Many bosses believe they’ve gotten ahead by keeping their mouth shut and not saying anything stupid. Those are not the kinds of bosses you want to work for. On the other hand …
Working on Sorensen’s draft on the day of the speech to Congress, alone in the Oval Office, hours before the speech, Johnson made edits that show his great instincts as a persuader his conviction about the importance of communication:
His edits were small, but they added drama. The text in front of Lyndon Johnson included the phrase “the dream of education for our youth.” Johnson changed it to “the dream of education for our children.” The text spoke of the dream of “jobs for all who seek them.” “For all who seek them—and need them,” Johnson wrote in. The text urged the passage of Kennedy’s tax bill “for which he fought.” “For which he fought—all this long year,” Johnson added. It urged the passage of Kennedy’s civil rights bill “for which he fought.” “For which he fought so long,” Johnson added.

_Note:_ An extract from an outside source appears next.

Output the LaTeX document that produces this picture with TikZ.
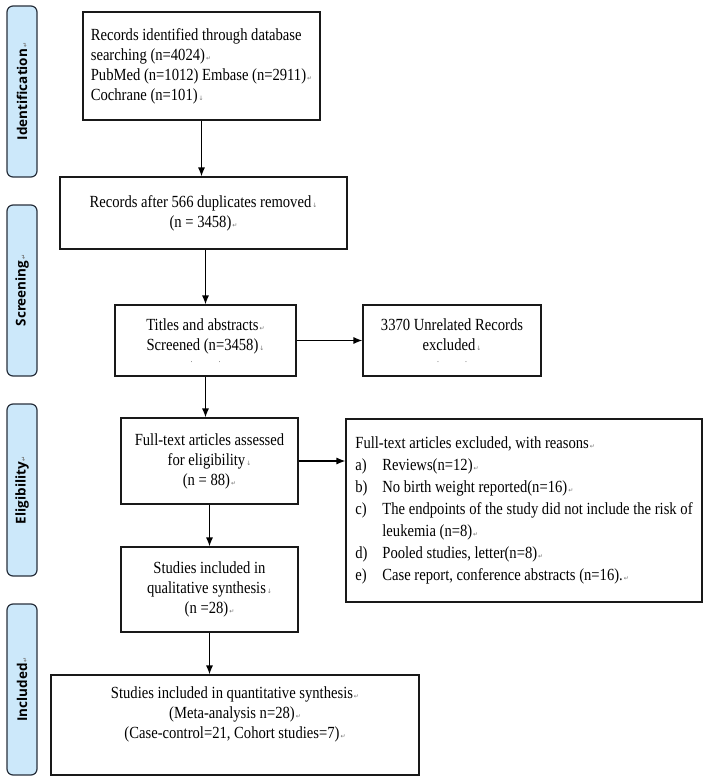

And the text wasn’t being edited just for drama.
It was being edited—by this man who knew that he had never been able to speak effectively before large audiences—to help him speak effectively this time, the most important time. To try to keep himself from rushing through it, blurring its meaning and its force—as, for thirty years, despite every effort, he had almost invariably done—he had it retyped in one-sentence paragraphs in an attempt to make himself pause between the sentences. Then, because he had used that device before and it hadn’t worked, he reinforced it by writing in, in hand, between many paragraphs as a reminder to himself, “Pause.” And then, as if he was afraid he would nevertheless still speak too fast, he wrote “Pause—Pause.”

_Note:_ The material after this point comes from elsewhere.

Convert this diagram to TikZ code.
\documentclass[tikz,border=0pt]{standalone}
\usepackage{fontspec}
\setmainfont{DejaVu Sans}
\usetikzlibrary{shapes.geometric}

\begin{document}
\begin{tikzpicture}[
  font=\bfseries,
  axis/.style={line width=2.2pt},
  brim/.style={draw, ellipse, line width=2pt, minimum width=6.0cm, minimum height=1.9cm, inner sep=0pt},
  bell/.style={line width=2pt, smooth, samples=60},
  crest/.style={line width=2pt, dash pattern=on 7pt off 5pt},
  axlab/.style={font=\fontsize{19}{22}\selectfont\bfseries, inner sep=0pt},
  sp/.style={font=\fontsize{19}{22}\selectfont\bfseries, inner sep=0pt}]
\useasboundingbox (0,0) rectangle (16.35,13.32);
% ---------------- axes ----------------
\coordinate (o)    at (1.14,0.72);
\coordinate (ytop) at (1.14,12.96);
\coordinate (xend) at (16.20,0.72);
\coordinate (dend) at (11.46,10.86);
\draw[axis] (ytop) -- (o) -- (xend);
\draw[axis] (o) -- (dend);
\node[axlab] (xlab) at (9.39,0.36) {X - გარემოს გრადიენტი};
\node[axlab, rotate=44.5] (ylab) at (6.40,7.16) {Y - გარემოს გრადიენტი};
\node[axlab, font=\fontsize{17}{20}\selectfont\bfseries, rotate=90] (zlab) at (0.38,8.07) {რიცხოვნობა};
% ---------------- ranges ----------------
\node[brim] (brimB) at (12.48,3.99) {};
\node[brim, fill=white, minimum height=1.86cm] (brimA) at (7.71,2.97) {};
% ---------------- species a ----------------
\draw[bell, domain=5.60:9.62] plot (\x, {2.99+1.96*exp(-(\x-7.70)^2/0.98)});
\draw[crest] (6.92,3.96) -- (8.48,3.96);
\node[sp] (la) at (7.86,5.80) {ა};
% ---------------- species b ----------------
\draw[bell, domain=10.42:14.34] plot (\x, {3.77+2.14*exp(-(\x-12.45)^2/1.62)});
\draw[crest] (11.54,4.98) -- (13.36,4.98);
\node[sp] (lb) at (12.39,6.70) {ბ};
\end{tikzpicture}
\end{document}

The time spent recruiting Sorensen—and editing the speech Sorensen wrote—paid off.
“All I have I would have gladly given not to be standing here today,” he began.
The sentence was eloquent, sorrowful. A hush fell over the Chamber, the hush of hundreds of men and women so intent on a speaker’s words that they barely moved.

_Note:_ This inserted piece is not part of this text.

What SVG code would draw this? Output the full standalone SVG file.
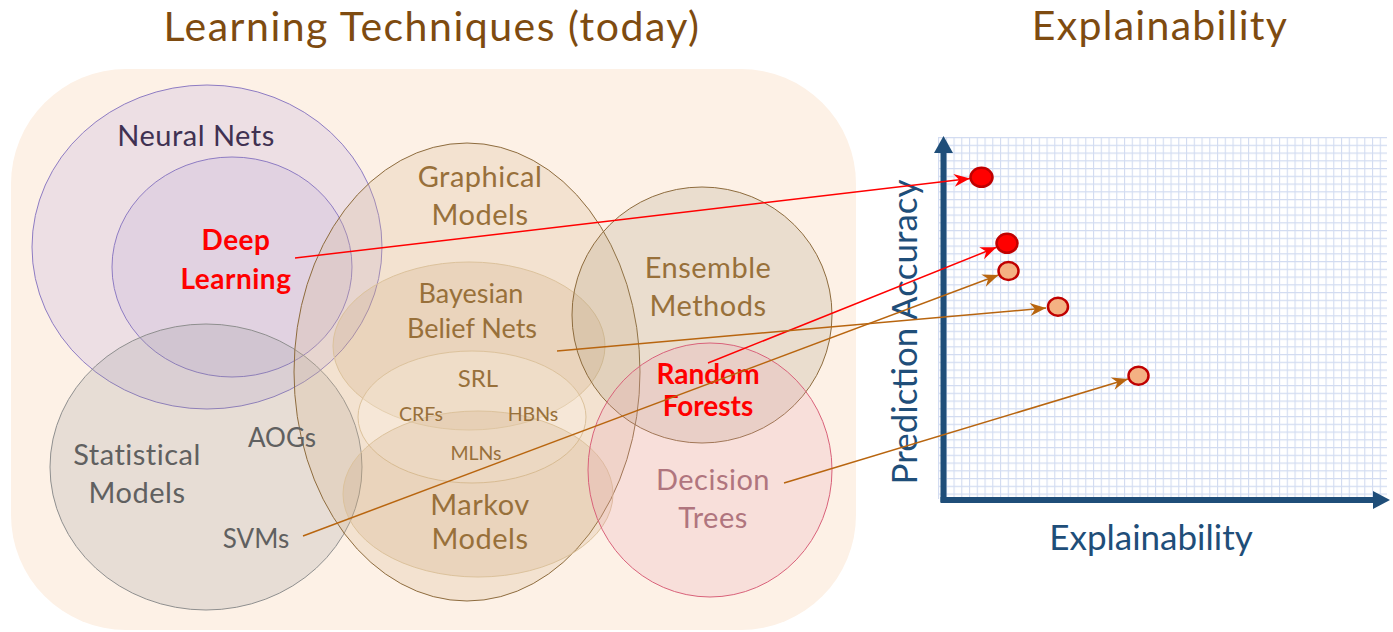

“The greatest leader of our time has been struck down by the foulest deed of our time,” he said. “Today John Fitzgerald Kennedy lives on in the immortal words and works that he left behind. He lives on in the mind and memories of mankind. He lives on in the hearts of his countrymen.”
The next lines on the page in front of Lyndon Johnson were “No words are sad enough to express our sense of loss. No words are strong enough to express our determination to continue the forward thrust of America that he began.” But the words as Johnson spoke them did express that sense and that determination—because of the way he spoke the: so slowly, with a deep, grave dignity behind them, that they seemed to reverberate across the rows of listeners before him and above him. …
He concluded the speech by slowly, steadily speaking the lines, “America, America, God shed his grace on thee. And crown thy good with brotherhood, from sea to shining sea.”
The speech had been interrupted by applause 31 times and the ovation at the end was thunderous—in the hall as it would be in the press the next day.
“Yet it wasn’t the applause that most forcefully struck some of the reporters watching the scene from the Press Gallery, but the tears. “Everywhere you looked,” Hugh Sidey said, “people were crying.”
Communicators who believe in communication and want to put it to work—and that's not all of us, I know—will look for bosses who believe in it, too. And when they find one, they’ll tolerate some ugly means in order to help those bosses achieve truly worthy ends.